These icons started from scratch and their journeys hold valuable insights on how to make it to the top.
By Satyaki Sarkar
1. Mark Zuckerberg: Don’t be afraid to take risks
As a leader, you will face situations requiring difficult decisions. Sometimes, one course of action will seem risky, with stiff opposition from others, and it could potentially have a huge impact on the business. In that kind of a situation, you need to be able to use your gut feeling, experience and foresight to decide whether the risk is worth it. You need to trust yourself to take that leap. When Facebook’s News Feed feature was first launched in 2006, it faced huge backlash and opposition from users who demanded its return to how it used to be. However, creator and CEO Mark Zuckerberg decided to stick with it, trusting himself and his team, and today, not only is Facebook’s News Feed one of the best features of the platform, it has completely transformed social media and how information is consumed, with other apps/platforms developing their own variation of it.
2. Bill Gates: Celebrate success, but learn from failure
A good leader knows the importance of striving for success but also knows that success comes after several failures. And while it’s important to not let them dishearten you, it’s equally important to learn from them, so that you can eventually celebrate them when you do succeed. Bill Gates, currently the second richest man in the world and the founder of Microsoft, knows the important role failures play all too well. He was a college dropout, and quite a few of his philanthropic and technological ventures failed even before taking off. But Gates never let that stop him. He’d told his college professors that he would become a millionaire by 30 and he intended to get there. Gates was true to his word, and then some! He became the world’s most famous self-made billionaire by the age of 31.
3. John Paul DeJoria: Know the product and market to invest in
When it comes to business, one of the most basic and critical skills necessary is to know your product well, the market you’re selling it to and whether it has any value in that space. Will your customers keep coming back for more? Market research plays an important part in the start of any business/vertical. Before he became the co-founder of Paul Mitchell hair products and Patron Tequila, billionaire John Paul DeJoria was actually homeless and collecting cans for money. While recalling his success story, the one thing that he makes sure to emphasise is how he chose the market and line of products to start with. DeJoria ensured his products were the kind that sold themselves or didn’t require hard selling. He wanted products that didn’t require a lot of persuading to buy, but rather became a part of the customer’s routine. He didn’t want to be in the “selling business” but rather in the “reorder business”, where his products or services are so good that people would want to keep reordering or reusing them.

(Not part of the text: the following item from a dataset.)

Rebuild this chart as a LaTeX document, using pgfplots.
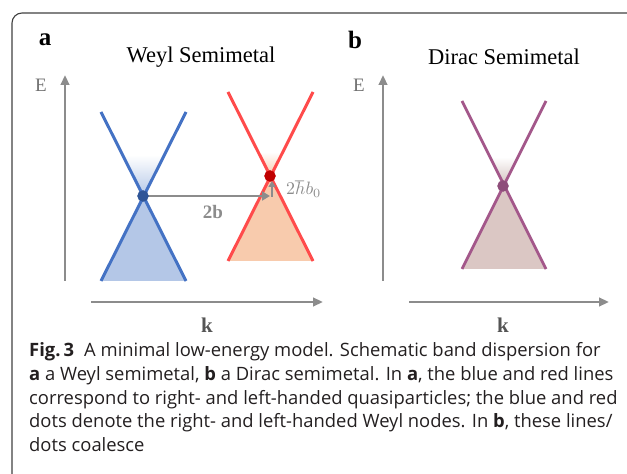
\documentclass[border=0pt]{standalone}
\usepackage{graphicx}
\usepackage{pgfplots}
\pgfplotsset{compat=1.18}
\usepackage{fontspec}
\setmainfont{Liberation Serif}
\newfontfamily\capfont{Open Sans}
\usetikzlibrary{arrows.meta}
\definecolor{axgray}{HTML}{8C8C8C}
\definecolor{framecol}{HTML}{404040}
\definecolor{blueline}{HTML}{4472C4}
\definecolor{bluefill}{HTML}{B4C7E7}
\definecolor{bluedot}{HTML}{2F5597}
\definecolor{redline}{HTML}{FF4B4B}
\definecolor{redfill}{HTML}{F8CBAD}
\definecolor{reddot}{HTML}{C00000}
\definecolor{purline}{HTML}{A3578A}
\definecolor{purfill}{HTML}{DBC7C4}
\definecolor{purdot}{HTML}{8E4D7A}
\definecolor{captext}{HTML}{231F20}
\definecolor{labgray}{HTML}{555555}
\begin{document}
\begin{tikzpicture}[x=1bp,y=1bp]
\path[use as bounding box] (0,0) rectangle (627,474);
\clip (0,0) rectangle (627,474);
\begin{axis}[at={(0,0)}, anchor=south west, width=627bp, height=474bp,
  scale only axis, xmin=0, xmax=627, ymin=0, ymax=474, y dir=reverse,
  hide axis, clip=false]
% frame
\draw[framecol, line width=1.1bp, rounded corners=10bp] (axis cs:12,490) -- (axis cs:12,13) -- (axis cs:650,13);
% ---- panel a: blue cone
\addplot[draw=none, fill=bluefill] coordinates {(143,196) (101,281) (186,281)} -- cycle;
\addplot[draw=none, top color=white, bottom color=bluefill] coordinates {(143,196) (122.5,155) (163.5,155)} -- cycle;
\addplot[blueline, line width=3bp] coordinates {(101,112) (186,281)};
\addplot[blueline, line width=3bp] coordinates {(186,112) (101,281)};
% red cone
\addplot[draw=none, fill=redfill] coordinates {(270,176) (228,261) (312,261)} -- cycle;
\addplot[draw=none, top color=white, bottom color=redfill] coordinates {(270,176) (258,152) (282,152)} -- cycle;
\addplot[redline, line width=3bp] coordinates {(228,92) (313,261)};
\addplot[redline, line width=3bp] coordinates {(313,92) (228,261)};
% axes arrows a
\addplot[axgray, line width=2.8bp, -{Triangle[length=10bp,width=8.5bp]}] coordinates {(65,281) (65,75)};
\addplot[axgray, line width=2.8bp, -{Triangle[length=10bp,width=8.5bp]}] coordinates {(91,302) (323,302)};
% 2b arrow
\addplot[axgray, line width=2.8bp, -{Triangle[length=8bp,width=9bp]}] coordinates {(143,196) (270,196)};
\addplot[axgray, line width=2.4bp, -{Triangle[length=6bp,width=7bp]}] coordinates {(272,197) (272,181)};
% dots
\addplot[only marks, mark=*, mark size=5.5bp, color=bluedot] coordinates {(143,196)};
\addplot[only marks, mark=*, mark size=5.5bp, color=reddot] coordinates {(270,176)};
% ---- panel b
\addplot[draw=none, fill=purfill] coordinates {(503,186) (462,269) (546,269)} -- cycle;
\addplot[draw=none, top color=white, bottom color=purfill!90!gray] coordinates {(503,186) (488.5,157) (517.5,157)} -- cycle;
\addplot[purline, line width=2.8bp] coordinates {(462,101) (546,269)};
\addplot[purline, line width=2.8bp] coordinates {(546,101) (462,269)};
\addplot[axgray, line width=2.8bp, -{Triangle[length=10bp,width=8.5bp]}] coordinates {(383,281) (383,75)};
\addplot[axgray, line width=2.8bp, -{Triangle[length=10bp,width=8.5bp]}] coordinates {(409,302) (609,302)};
\addplot[only marks, mark=*, mark size=5.5bp, color=purdot] coordinates {(503,186)};
% texts
\node[font=\fontsize{25bp}{25bp}\selectfont\bfseries] at (axis cs:45,40) {a};
\node[font=\fontsize{25bp}{25bp}\selectfont\bfseries] at (axis cs:355,40) {b};
\node[font=\fontsize{22.5bp}{22bp}\selectfont] at (axis cs:201,57) {Weyl Semimetal};
\node[font=\fontsize{22.5bp}{22bp}\selectfont] at (axis cs:504,57) {Dirac Semimetal};
\node[font=\fontsize{19bp}{19bp}\selectfont, text=axgray!80!black] at (axis cs:41,85) {E};
\node[font=\fontsize{19bp}{19bp}\selectfont, text=axgray!80!black] at (axis cs:359,85) {E};
\node[font=\fontsize{21bp}{21bp}\selectfont\bfseries, text=labgray] at (axis cs:207,325) {k};
\node[font=\fontsize{21bp}{21bp}\selectfont\bfseries, text=labgray] at (axis cs:503,325) {k};
\node[font=\fontsize{19bp}{19bp}\selectfont\bfseries, text=axgray] at (axis cs:213,212) {2b};
\node[text=axgray, anchor=base west, inner sep=0pt] at (axis cs:286,195) {\scalebox{1.8}{$2\hbar b_0$}};
% caption
\begin{scope}[every node/.style={anchor=base west, inner sep=0pt, text=captext, font=\capfont\fontsize{18.4bp}{22bp}\selectfont}]
\node at (axis cs:29,357) {\textbf{Fig.\,3}\hspace{0.55em}A minimal low-energy model. Schematic band dispersion for};
\node at (axis cs:29,380.5) {\textbf{a} a Weyl semimetal, \textbf{b} a Dirac semimetal. In \textbf{a}, the blue and red lines};
\node at (axis cs:29,404) {correspond to right- and left-handed quasiparticles; the blue and red};
\node at (axis cs:29,427.5) {dots denote the right- and left-handed Weyl nodes. In \textbf{b}, these lines/};
\node at (axis cs:29,451) {dots coalesce};
\end{scope}
\end{axis}
\end{tikzpicture}
\end{document}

4. Steve Jobs: Attention to perfection
In business, your product determines your success. And it is your responsibility to make sure that the product/service you are offering is of the utmost quality and doesn’t just meet but exceeds their expectations. Steve Jobs knew the value of perfection and built a company known the world over for its dependable products. As a result, he was known to be completely ruthless when it came to the quality of his products. Kara Swisher, the executive editor of Recode, who knew him personally, once said during a podcast with Tim Ferriss that Jobs’ ruthlessness was a result of his obsession with perfectionism. Jobs could not bear to see his products being below par and his customers being dissatisfied because he knew how much that could hurt his business.
5. Richard Branson: Don’t let personal challenges hold you back
Personal challenges are a given on the road to success. It’s how you handle, overcome, and embrace them that will matter. Challenges can build you up, mould you to take on bigger difficulties or hardships, personally and professionally. No one knows this better than billionaire philanthropist and founder of the Virgin Group Richard Branson, who suffers from dyslexia. As a child, the high school dropout had had to face the disdain and misconception of his teachers, who thought he was simply lazy and stupid. However, he never let dyslexia or people’s perception of it hold him back. He was determined to do better. In fact, Branson actually attributes his success as an entrepreneur to the drive that was born out of this personal challenge.